Speaking to reporters after the hearing that lasted less than 50 minutes, Information Minister Qamar Zaman Kaira said the premier had asked the Supreme Court to address the government's concerns regarding the case.
"The prime minister appeared in court and presented his viewpoint and said he was committed to take steps to resolve the matter," he said.
The law ministry's draft letter to the Swiss authorities will be presented to court and then finalised, Kaira said.
"The matter will be resolved and the atmosphere of uncertainty will end. It is not good for the country's system if the prime minister repeatedly appears in court," he added.
This was Ashraf's second appearance in the apex court to face the contempt charge. He was driven to the main entrance of the apex court in a SUV at around 9 am.
Wearing a gray bandh gala suit, he emerged from the vehicle and waved at his supporters standing outside the building before going inside.
Inside courtroom no 4, Ashraf sat flanked by several federal ministers and leaders of parties in the ruling coalition led by the Pakistan People's Party.
Shortly before the hearing, federal minister Firdous Ashiq Awan said the government would take steps to ensure that the country moved towards the holding of the next general election.
"The government will exercise all options as any confrontation between state institutions will not be good," Awan told reporters.
The government will work with the Supreme Court as the country heads towards the next general election, she said.
At the last hearing on August 27, a five-judge bench accepted Ashraf's plea for more time to address the issue of reopening the cases against President and gave him three weeks.
Ashraf is the second premier to appear in the apex court to face a contempt charge for refusing to revive the cases against Zardari in Switzerland.
His predecessor, Yousuf Raza Gilani, was convicted of contempt and disqualified in June.
The Supreme Court has been pressuring the government to revive the cases against the President since December 2009, when it struck down a graft amnesty issued by former military ruler Musharraf that benefited Zardari and over 8,000 others.
The government has refused to act, saying the President enjoys immunity in Pakistan and abroad.
The ruling PPP and some legal experts have accused the apex court of acting in a biased manner by going after only Zardari while ignoring the other beneficiaries of the graft amnesty.
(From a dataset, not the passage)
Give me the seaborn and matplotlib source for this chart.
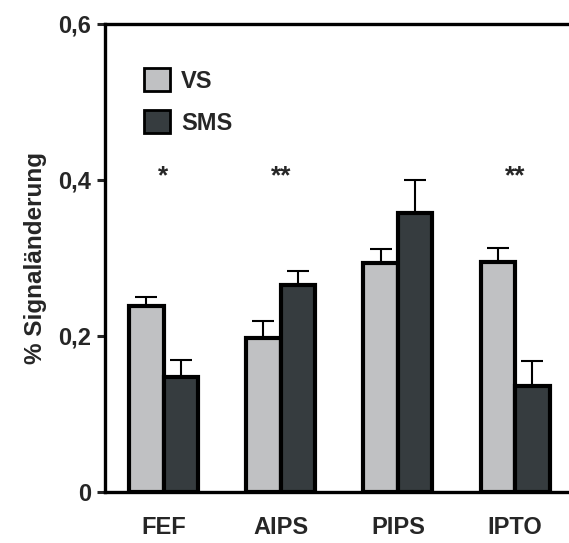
import pandas as pd
import matplotlib
matplotlib.use("Agg")
import matplotlib.pyplot as plt
import seaborn as sns

regions = ["FEF", "AIPS", "PIPS", "IPTO"]
vs_mean = [0.238, 0.197, 0.293, 0.295]
vs_err = [0.012, 0.022, 0.018, 0.018]
sms_mean = [0.147, 0.265, 0.357, 0.136]
sms_err = [0.022, 0.018, 0.043, 0.032]
stars = ["*", "**", "", "**"]
yticks = [0, 0.2, 0.4, 0.6]
ytick_labels = ["0", "0,2", "0,4", "0,6"]

df = pd.DataFrame({
    "region": regions * 2,
    "cond": ["VS"] * 4 + ["SMS"] * 4,
    "value": vs_mean + sms_mean,
    "err": vs_err + sms_err,
})

sns.set_style("white")
plt.rcParams["font.family"] = ["Liberation Sans", "DejaVu Sans"]
plt.rcParams["font.weight"] = "bold"

fig = plt.figure(figsize=(5.69, 5.43), dpi=100)
ax = fig.add_axes([0.1845, 0.094, 0.8155, 0.862])

palette = {"VS": "#c0c1c3", "SMS": "#363c3f"}
sns.barplot(data=df, x="region", y="value", hue="cond", palette=palette,
            order=regions, hue_order=["VS", "SMS"], width=0.59, errorbar=None,
            edgecolor="black", linewidth=3, saturation=1, ax=ax)

# upward-only error bars on top of each bar
for cont, cond in zip(ax.containers, ["VS", "SMS"]):
    errs = df[df["cond"] == cond]["err"].tolist()
    xs = [p.get_x() + p.get_width() / 2 for p in cont.patches]
    hs = [p.get_height() for p in cont.patches]
    ax.errorbar(xs, hs, yerr=[[0] * len(errs), errs], fmt="none",
                ecolor="black", elinewidth=1.5, capsize=8, capthick=1.5, zorder=1)

for i, s in enumerate(stars):
    if s:
        ax.text(i, 0.405, s, ha="center", va="center", fontsize=19, fontweight="bold")

ax.set_ylim(0, 0.6)
ax.set_xlim(-0.5, 3.46)
ax.set_yticks(yticks)
ax.set_yticklabels(ytick_labels, fontsize=17, fontweight="bold")
ax.tick_params(axis="y", direction="out", length=6, width=2.2, left=True, pad=4)
ax.tick_params(axis="x", length=0, pad=17, labelsize=17)
for lbl in ax.get_xticklabels():
    lbl.set_fontweight("bold")
ax.set_xlabel("")
ax.set_ylabel("% Signaländerung", fontsize=17.5, fontweight="bold", labelpad=8)

for side in ["left", "top", "bottom"]:
    ax.spines[side].set_linewidth(2.4)
    ax.spines[side].set_color("black")
ax.spines["right"].set_visible(False)

handles, labels = ax.get_legend_handles_labels()
leg = ax.legend(handles, labels, loc="upper left", bbox_to_anchor=(0.085, 0.905),
                frameon=False, fontsize=17, handlelength=1.1, handleheight=1.1,
                handletextpad=0.45, labelspacing=0.75, borderaxespad=0, borderpad=0)
for t in leg.get_texts():
    t.set_fontweight("bold")
for h in leg.legend_handles:
    h.set_linewidth(2)

fig.savefig("out.png", dpi=100)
Extensive security measures were put in place today for Ashraf's second appearance in the apex court. About 700 policemen were deployed in and around the court complex.
Special cameras were installed in the courtrooms, entry gates and reception areas of the Supreme Court to ensure decorum and security, officials said.
Entry to courtroom No 4, where the hearing is being held, was restricted to holders of special passes.
Journalists had to deposit their mobile phones before entering the courtroom.